» What the exercise asks
Print the lines starting at the line containing "Recreate this image" and ending at the line containing "fig = go.Figure()", exactly and in full, without the pictures.

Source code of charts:

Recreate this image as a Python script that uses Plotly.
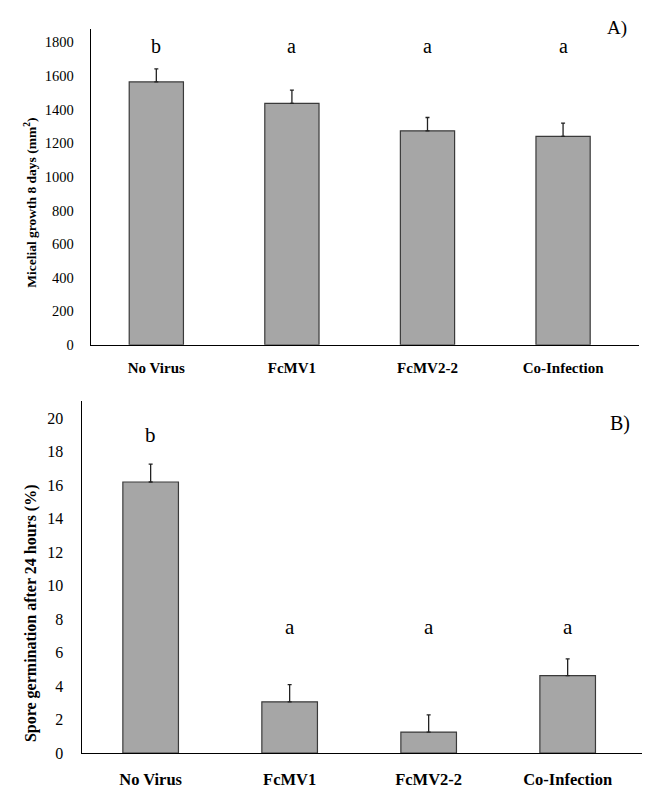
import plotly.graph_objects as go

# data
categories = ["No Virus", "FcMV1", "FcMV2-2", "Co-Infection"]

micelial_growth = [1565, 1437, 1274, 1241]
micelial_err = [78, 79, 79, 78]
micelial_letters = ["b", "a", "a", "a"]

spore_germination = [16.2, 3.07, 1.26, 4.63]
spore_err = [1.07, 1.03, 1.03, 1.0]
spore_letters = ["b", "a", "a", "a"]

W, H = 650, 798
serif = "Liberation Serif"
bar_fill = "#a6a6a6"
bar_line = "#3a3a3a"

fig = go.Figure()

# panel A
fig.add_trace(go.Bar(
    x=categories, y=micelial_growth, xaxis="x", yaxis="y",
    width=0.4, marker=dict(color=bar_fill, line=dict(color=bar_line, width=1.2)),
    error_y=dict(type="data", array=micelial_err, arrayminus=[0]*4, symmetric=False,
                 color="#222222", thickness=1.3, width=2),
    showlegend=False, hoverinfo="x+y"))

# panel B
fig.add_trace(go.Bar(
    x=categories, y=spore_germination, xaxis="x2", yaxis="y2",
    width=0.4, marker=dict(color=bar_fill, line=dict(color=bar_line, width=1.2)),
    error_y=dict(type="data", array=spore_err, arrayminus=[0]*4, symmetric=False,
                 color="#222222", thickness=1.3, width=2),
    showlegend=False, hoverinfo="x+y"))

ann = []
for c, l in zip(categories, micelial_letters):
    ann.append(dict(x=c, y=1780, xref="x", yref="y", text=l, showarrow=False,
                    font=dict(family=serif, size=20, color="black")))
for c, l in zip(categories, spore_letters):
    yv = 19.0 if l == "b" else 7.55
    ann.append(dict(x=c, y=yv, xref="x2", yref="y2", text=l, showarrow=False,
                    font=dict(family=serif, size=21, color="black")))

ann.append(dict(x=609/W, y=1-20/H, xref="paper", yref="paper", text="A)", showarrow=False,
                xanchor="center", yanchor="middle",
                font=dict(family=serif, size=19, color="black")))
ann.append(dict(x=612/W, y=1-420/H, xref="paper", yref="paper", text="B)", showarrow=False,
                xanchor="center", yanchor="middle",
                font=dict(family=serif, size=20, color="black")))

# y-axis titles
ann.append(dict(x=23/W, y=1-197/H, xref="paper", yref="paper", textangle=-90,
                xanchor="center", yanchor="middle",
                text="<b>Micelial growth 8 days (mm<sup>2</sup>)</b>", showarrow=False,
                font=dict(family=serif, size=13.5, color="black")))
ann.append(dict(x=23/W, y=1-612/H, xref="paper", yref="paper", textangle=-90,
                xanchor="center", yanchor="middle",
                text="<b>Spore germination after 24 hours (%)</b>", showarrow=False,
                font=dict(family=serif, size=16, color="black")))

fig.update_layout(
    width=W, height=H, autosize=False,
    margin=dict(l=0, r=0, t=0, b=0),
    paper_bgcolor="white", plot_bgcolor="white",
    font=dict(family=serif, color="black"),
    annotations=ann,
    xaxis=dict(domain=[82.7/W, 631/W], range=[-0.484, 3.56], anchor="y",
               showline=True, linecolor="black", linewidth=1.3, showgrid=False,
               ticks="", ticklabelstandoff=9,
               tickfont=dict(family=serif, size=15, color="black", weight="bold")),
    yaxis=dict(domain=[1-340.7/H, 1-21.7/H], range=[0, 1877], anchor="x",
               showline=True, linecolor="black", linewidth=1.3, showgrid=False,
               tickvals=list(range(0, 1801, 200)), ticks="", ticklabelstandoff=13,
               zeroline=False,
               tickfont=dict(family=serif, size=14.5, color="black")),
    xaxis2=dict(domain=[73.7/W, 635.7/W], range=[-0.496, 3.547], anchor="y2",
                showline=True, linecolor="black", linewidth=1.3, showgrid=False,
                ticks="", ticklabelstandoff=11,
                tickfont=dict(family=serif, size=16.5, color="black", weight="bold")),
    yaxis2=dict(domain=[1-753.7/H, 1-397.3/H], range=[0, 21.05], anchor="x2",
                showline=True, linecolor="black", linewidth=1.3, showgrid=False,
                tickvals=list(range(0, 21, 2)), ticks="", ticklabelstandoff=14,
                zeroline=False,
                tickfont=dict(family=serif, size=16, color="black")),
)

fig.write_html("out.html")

---

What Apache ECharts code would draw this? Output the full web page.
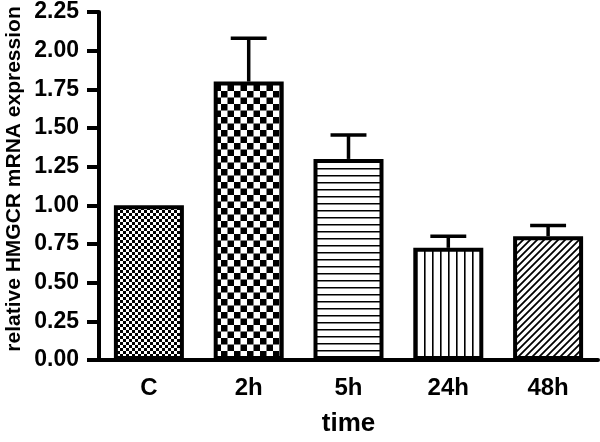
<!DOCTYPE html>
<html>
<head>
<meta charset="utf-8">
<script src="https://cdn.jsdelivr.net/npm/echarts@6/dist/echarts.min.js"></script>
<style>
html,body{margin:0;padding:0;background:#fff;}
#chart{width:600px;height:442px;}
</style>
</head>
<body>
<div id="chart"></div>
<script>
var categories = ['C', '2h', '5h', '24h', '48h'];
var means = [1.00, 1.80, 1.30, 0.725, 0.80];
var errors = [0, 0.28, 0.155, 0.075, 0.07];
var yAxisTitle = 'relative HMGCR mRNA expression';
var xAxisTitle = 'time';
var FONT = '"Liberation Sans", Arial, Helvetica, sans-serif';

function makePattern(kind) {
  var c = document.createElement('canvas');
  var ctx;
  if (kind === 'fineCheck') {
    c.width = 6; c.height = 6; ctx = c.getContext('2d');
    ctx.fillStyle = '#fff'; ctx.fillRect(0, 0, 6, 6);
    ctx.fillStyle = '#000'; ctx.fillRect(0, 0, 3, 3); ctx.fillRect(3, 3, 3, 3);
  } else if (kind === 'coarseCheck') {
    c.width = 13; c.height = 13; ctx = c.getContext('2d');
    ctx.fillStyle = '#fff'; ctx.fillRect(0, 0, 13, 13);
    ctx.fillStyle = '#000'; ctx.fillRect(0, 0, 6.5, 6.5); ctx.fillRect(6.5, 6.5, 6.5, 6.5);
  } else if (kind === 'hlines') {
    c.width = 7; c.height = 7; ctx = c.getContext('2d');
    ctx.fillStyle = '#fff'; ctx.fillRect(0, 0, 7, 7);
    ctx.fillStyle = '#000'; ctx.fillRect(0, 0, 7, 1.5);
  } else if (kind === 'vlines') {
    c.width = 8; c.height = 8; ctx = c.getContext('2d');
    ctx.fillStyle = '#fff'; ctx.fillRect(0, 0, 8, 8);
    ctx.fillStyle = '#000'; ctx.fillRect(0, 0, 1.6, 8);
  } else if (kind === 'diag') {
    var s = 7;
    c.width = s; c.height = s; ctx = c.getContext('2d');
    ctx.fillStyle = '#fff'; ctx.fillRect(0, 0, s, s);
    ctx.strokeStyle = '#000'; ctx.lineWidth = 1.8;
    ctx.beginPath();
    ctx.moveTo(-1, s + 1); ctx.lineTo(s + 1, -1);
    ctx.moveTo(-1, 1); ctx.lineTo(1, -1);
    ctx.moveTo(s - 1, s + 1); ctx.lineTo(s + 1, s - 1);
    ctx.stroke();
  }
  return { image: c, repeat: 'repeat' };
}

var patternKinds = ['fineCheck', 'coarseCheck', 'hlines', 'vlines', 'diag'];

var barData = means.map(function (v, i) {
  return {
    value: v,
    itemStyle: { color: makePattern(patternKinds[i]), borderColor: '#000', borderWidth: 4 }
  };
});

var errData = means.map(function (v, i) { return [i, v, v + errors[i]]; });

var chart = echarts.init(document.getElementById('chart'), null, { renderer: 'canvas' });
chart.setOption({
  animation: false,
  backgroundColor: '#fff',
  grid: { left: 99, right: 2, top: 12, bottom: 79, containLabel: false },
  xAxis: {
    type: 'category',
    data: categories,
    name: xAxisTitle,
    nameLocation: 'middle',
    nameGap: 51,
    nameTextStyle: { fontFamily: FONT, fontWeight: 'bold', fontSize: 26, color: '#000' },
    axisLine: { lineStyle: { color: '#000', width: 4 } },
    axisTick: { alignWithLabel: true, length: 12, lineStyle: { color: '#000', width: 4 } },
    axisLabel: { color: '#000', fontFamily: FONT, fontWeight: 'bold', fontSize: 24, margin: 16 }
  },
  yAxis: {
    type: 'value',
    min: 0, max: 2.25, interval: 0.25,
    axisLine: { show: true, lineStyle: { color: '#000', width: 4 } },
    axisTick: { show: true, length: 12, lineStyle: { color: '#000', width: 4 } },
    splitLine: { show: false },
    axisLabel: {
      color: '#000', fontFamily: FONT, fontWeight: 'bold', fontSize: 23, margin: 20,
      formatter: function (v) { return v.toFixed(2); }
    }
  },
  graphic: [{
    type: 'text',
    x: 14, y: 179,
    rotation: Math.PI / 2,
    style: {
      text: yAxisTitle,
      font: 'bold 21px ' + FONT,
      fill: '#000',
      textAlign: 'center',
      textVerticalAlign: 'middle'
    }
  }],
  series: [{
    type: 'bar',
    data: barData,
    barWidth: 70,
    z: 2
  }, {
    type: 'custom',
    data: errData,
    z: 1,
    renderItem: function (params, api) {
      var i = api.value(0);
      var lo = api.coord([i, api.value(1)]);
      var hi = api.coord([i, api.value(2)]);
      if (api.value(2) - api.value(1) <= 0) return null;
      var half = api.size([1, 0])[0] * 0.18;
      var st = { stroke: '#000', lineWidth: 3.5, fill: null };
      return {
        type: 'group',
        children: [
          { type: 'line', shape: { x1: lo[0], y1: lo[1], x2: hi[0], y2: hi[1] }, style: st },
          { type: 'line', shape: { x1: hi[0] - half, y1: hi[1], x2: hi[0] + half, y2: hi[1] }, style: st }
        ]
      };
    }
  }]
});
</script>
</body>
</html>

» Task answer
Recreate this image as a Python script that uses Plotly.
import plotly.graph_objects as go

# data
categories = ["No Virus", "FcMV1", "FcMV2-2", "Co-Infection"]

micelial_growth = [1565, 1437, 1274, 1241]
micelial_err = [78, 79, 79, 78]
micelial_letters = ["b", "a", "a", "a"]

spore_germination = [16.2, 3.07, 1.26, 4.63]
spore_err = [1.07, 1.03, 1.03, 1.0]
spore_letters = ["b", "a", "a", "a"]

W, H = 650, 798
serif = "Liberation Serif"
bar_fill = "#a6a6a6"
bar_line = "#3a3a3a"

fig = go.Figure()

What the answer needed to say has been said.